October 24, 2017
Gravel to present 'Where We Want to Live — Reclaiming Infrastructure for a New Generation of Cities'
The College of Architecture, Planning & Design, or APDesign, will host Ryan Gravel, urban planner and founding principal at Sixpitch, who will lecture as part of the Oscar S. Ekdahl Distinguished Lecture Series in Architecture and Design.
Gravel will present "Where We Want to Live — Reclaiming Infrastructure for a New Generation of Cities," at 4:30 p.m. Wednesday, Oct. 25, in Regnier Forum, 1117 Regnier Hall. The lecture is free, open to the public and is sponsored in part by the K-State Governing Association's fine arts fee.

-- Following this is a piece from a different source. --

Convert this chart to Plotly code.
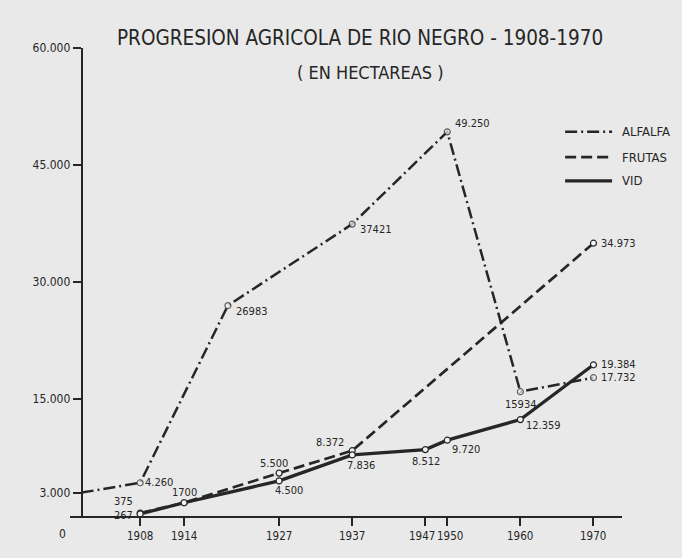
import plotly.graph_objects as go

# ---------------- data ----------------
alfalfa_years = [1900, 1908, 1920, 1937, 1950, 1960, 1970]
alfalfa_vals = [3000, 4260, 26983, 37421, 49250, 15934, 17732]
alfalfa_labels = ["", "4.260", "26983", "37421", "49.250", "15934", "17.732"]

frutas_years = [1908, 1914, 1927, 1937, 1970]
frutas_vals = [375, 1700, 5500, 8372, 34973]
frutas_labels = ["375", "1700", "5.500", "8.372", "34.973"]

vid_years = [1908, 1914, 1927, 1937, 1947, 1950, 1960, 1970]
vid_vals = [267, 1700, 4500, 7836, 8512, 9720, 12359, 19384]
vid_labels = ["267", "", "4.500", "7.836", "8.512", "9.720", "12.359", "19.384"]

x_ticks = [1908, 1914, 1927, 1937, 1947, 1950, 1960, 1970]
x_tick_text = ["1908", "1914", "1927", "1937", "1947", "1950", "1960", "1970"]
y_ticks = [3000, 15000, 30000, 45000, 60000]
y_tick_text = ["3.000", "15.000", "30.000", "45.000", "60.000"]

series_names = ["ALFALFA", "FRUTAS", "VID"]
title_text = "PROGRESION AGRICOLA DE RIO NEGRO - 1908-1970"
subtitle_text = "( EN HECTAREAS )"

# ---------------- styles ----------------
FONT = "DejaVu Sans Condensed, Liberation Sans Narrow, sans-serif"
INK = "#262626"
BG = "#e9e9e9"
DASH_ALF = "12px,4px,2px,4px"
DASH_FRU = "11px,5px"

# label offsets (xshift, yshift, xanchor) per point
alf_pos = [None, (3, 0, "left"), (6, -6, "left"), (6, -5, "left"),
           (6, 8, "left"), (0, -13, "center"), (6, 0, "left")]
fru_pos = [(-5, 12, "right"), (0, 10, "center"), (-5, 10, "center"),
           (-6, 8, "right"), (6, 0, "left")]
vid_pos = [(-5, -2, "right"), None, (10, -10, "center"), (9, -11, "center"),
           (1, -12, "center"), (3, -9, "left"), (4, -6, "left"), (6, 0, "left")]
x_label_shift = [0, 0, 0, 0, -3, 3, 0, 0]

fig = go.Figure()

def add_series(xs, ys, dash, width, msizes):
    fig.add_trace(go.Scatter(
        x=xs, y=ys, mode="lines+markers", showlegend=False,
        line=dict(color=INK, width=width, dash=dash),
        marker=dict(symbol="circle", size=msizes, color="#f4f4f4",
                    line=dict(color=INK, width=1.2)),
        hoverinfo="skip"))

add_series(frutas_years, frutas_vals, DASH_FRU, 2.7, 6)
add_series(alfalfa_years, alfalfa_vals, DASH_ALF, 2.5,
           [0] + [6] * (len(alfalfa_years) - 1))
add_series(vid_years, vid_vals, "solid", 3.3, 6)

annotations = []
for xs, ys, labs, pos in [(alfalfa_years, alfalfa_vals, alfalfa_labels, alf_pos),
                          (frutas_years, frutas_vals, frutas_labels, fru_pos),
                          (vid_years, vid_vals, vid_labels, vid_pos)]:
    for x, y, t, p in zip(xs, ys, labs, pos):
        if not t or p is None:
            continue
        annotations.append(dict(x=x, y=y, xref="x", yref="y", text=t,
                                showarrow=False, xanchor=p[2], yanchor="middle",
                                xshift=p[0], yshift=p[1],
                                font=dict(family=FONT, size=11, color=INK)))

# x tick labels (as annotations so close ticks can be nudged apart)
for xv, t, s in zip(x_ticks, x_tick_text, x_label_shift):
    annotations.append(dict(x=xv, y=0, xref="x", yref="paper", text=t,
                            showarrow=False, xanchor="center", yanchor="top",
                            xshift=s, yshift=-11,
                            font=dict(family=FONT, size=11.5, color=INK)))

# title & subtitle
annotations.append(dict(x=0.525, y=1.021, xref="paper", yref="paper",
                        text=title_text, showarrow=False, xanchor="center",
                        yanchor="middle",
                        font=dict(family=FONT, size=20.5, color=INK)))
annotations.append(dict(x=0.545, y=0.947, xref="paper", yref="paper",
                        text=subtitle_text, showarrow=False, xanchor="center",
                        yanchor="middle",
                        font=dict(family=FONT, size=18, color=INK)))
# origin label
annotations.append(dict(x=-0.013, y=-0.038, xref="paper", yref="paper",
                        text="0", showarrow=False, xanchor="center",
                        yanchor="middle",
                        font=dict(family=FONT, size=12, color=INK)))

# manual legend
shapes = []
leg_y = [0.821, 0.767, 0.716]
leg_dash = [DASH_ALF, DASH_FRU, "solid"]
leg_w = [2.5, 2.7, 3.3]
for name, yy, d, w in zip(series_names, leg_y, leg_dash, leg_w):
    shapes.append(dict(type="line", xref="paper", yref="paper",
                       x0=0.897, x1=0.982, y0=yy, y1=yy,
                       line=dict(color=INK, width=w, dash=d)))
    annotations.append(dict(x=0.996, y=yy, xref="paper", yref="paper",
                            text=name, showarrow=False, xanchor="left",
                            yanchor="middle",
                            font=dict(family=FONT, size=13, color=INK)))

x0, x1 = 1898.4, 1973.9
fig.update_layout(
    width=682, height=558,
    margin=dict(l=70, r=60, t=48, b=42, autoexpand=False),
    paper_bgcolor=BG, plot_bgcolor=BG,
    showlegend=False,
    annotations=annotations, shapes=shapes,
    xaxis=dict(range=[x0, x1], showgrid=False, zeroline=False,
               automargin=False, showticklabels=False,
               showline=True, linecolor=INK, linewidth=2,
               tickmode="array", tickvals=x_ticks,
               ticks="outside", ticklen=8, tickwidth=1.5, tickcolor=INK),
    yaxis=dict(range=[0, 60000], showgrid=False, zeroline=False,
               automargin=False,
               showline=True, linecolor=INK, linewidth=2,
               anchor="free", position=(1900 - x0) / (x1 - x0),
               tickmode="array", tickvals=y_ticks, ticktext=y_tick_text,
               ticks="outside", ticklen=8, tickwidth=1.5, tickcolor=INK,
               tickfont=dict(family=FONT, size=12, color=INK)),
)

fig.write_html(
    "out.html",
    config={"displayModeBar": False},
    post_script="document.body.style.margin='0';"
                "document.body.style.background='#e9e9e9';",
)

Gravel is an urban planner, designer and author working on infrastructure, concept development and policy as the founder of Sixpitch. His master's thesis launched the Atlanta Beltline, which through 15 years of progress, is now changing both the physical form of his city and the decisions people make about living there. Alongside other projects at Sixpitch and research on similar "catalyst infrastructure" projects around the world, Gravel's book, "Where We Want to Live," published by St. Martin's Press in 2016, investigates this cultural side of infrastructure, describing how its intimate relationship with our way of life can illuminate a brighter path forward for cities.

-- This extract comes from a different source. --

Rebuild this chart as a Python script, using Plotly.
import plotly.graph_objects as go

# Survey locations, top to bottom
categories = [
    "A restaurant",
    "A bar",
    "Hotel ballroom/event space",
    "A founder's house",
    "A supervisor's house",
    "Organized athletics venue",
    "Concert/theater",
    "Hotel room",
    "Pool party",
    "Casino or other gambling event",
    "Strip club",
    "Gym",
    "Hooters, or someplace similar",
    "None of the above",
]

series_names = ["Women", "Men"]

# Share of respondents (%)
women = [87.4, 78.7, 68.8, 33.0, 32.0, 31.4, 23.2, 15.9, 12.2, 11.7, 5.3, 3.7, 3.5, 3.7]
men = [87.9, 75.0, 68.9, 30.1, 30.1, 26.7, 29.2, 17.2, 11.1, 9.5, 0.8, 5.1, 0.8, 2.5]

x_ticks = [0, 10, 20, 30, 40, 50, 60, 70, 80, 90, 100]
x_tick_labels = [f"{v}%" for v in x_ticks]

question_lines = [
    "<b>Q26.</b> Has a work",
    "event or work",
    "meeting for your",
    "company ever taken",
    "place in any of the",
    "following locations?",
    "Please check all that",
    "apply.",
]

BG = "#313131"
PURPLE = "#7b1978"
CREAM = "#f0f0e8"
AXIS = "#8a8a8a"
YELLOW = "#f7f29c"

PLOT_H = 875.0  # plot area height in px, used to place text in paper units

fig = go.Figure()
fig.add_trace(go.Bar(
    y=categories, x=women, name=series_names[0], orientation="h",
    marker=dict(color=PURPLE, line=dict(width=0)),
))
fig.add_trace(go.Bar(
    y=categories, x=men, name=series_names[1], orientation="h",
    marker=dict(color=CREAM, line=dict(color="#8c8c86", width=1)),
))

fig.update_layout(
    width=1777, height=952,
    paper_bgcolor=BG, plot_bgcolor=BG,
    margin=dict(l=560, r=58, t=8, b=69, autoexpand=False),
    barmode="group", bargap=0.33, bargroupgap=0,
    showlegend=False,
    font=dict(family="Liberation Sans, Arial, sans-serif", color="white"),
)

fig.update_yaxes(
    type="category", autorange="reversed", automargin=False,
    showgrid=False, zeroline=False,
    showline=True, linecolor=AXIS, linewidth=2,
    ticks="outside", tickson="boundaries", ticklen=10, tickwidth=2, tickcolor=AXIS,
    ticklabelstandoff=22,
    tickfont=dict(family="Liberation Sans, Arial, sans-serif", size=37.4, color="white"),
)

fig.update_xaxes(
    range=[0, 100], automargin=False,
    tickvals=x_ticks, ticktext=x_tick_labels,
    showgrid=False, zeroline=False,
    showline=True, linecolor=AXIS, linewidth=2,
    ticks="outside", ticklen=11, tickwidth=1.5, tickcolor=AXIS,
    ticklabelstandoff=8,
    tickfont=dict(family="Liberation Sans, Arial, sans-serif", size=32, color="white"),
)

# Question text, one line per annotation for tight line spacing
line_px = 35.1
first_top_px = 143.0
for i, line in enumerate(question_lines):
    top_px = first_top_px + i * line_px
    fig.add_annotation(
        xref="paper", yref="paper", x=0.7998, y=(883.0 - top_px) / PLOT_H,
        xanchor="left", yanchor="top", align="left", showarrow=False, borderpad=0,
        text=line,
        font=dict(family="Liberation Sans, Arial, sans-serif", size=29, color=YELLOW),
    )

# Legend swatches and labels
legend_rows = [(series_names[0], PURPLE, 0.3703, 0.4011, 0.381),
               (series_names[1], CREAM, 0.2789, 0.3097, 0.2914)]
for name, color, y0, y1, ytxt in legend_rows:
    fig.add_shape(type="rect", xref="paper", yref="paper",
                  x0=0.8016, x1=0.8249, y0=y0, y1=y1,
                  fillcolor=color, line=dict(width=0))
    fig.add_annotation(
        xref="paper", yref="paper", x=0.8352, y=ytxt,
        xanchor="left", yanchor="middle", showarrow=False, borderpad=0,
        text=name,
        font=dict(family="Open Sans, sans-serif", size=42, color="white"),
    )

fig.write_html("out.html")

The Atlanta Beltline was born in academia as a simple idea for a better way of life. Now, it's a $4 billion infrastructure project in the early stages of implementation. Its original author, Gravel, will describe how this catalyst project came to life, what it means, and why it matters. Building on the title of his new book, "Where We Want to Live," Gravel will expand on these ideas, sharing how similarly-transformative projects — from the rail park in Singapore to the concrete Los Angeles River — represent a new kind of cultural momentum that will reshape the way we build cities. He'll conclude with current work on the Atlanta City Design, a daunting endeavor to go deeper than the Atlanta Beltline and discover the city's civic identity. By organizing around its core values, the city will ensure that its anticipated growth will deliver the best version of Atlanta, not some other place that people don't like or recognize anymore.

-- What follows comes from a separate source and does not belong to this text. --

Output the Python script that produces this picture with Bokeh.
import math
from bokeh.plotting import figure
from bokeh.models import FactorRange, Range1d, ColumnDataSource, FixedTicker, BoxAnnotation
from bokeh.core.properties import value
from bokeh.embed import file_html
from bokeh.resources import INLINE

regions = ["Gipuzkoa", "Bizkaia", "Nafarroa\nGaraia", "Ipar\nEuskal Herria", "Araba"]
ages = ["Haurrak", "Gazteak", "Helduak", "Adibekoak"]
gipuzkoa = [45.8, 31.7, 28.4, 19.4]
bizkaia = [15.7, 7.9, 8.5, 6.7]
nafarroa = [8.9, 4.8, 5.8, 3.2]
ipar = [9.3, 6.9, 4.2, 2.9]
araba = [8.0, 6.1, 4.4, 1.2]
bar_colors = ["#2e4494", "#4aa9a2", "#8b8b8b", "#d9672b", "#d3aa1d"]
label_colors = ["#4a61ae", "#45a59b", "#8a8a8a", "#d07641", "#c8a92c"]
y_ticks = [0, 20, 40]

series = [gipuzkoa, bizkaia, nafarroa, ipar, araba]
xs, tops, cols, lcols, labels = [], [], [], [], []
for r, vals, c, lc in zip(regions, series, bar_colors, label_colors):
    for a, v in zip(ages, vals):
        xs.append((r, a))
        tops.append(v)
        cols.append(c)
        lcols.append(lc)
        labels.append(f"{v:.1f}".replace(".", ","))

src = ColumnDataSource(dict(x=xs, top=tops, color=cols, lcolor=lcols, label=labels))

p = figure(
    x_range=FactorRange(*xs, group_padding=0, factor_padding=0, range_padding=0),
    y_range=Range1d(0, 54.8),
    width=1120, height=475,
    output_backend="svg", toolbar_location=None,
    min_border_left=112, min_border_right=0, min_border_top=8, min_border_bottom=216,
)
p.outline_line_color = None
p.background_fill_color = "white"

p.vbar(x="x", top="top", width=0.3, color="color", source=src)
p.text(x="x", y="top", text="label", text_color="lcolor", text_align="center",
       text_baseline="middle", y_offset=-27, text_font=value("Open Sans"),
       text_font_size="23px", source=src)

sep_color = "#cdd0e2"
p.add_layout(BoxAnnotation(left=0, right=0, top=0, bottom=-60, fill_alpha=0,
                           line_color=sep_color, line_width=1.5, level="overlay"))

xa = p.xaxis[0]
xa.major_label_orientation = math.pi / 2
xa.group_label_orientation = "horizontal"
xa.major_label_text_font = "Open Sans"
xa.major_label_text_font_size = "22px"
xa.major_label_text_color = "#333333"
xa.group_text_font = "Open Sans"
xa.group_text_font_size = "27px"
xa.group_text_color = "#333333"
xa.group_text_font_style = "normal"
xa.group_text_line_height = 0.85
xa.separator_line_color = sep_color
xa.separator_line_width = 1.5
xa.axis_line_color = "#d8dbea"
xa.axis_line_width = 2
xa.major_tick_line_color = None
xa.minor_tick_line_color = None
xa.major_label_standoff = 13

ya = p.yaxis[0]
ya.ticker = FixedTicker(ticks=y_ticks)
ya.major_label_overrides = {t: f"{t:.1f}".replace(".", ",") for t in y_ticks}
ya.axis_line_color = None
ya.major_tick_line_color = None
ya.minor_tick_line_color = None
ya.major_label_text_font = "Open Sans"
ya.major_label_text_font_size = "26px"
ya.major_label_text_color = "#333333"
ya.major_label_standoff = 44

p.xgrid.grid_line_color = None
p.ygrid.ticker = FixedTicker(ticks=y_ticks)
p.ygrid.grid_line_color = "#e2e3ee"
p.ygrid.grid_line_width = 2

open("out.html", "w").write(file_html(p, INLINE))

The Oscar S. Ekdahl Distinguished Lecture Series in Architecture and Design brings the finest professionals in the design and planning disciplines to APDesign and the K-State community. These individuals are selected to avail faculty, staff, students and regional professionals to the potency of design and planning in addressing the issues we face as a global society. The series honors Oscar Ekdahl who received his Bachelor of Architecture from Kansas State University in 1933 and was a founding partner in Ekdahl, Davis, Depew, Persson Architects PA in Topeka.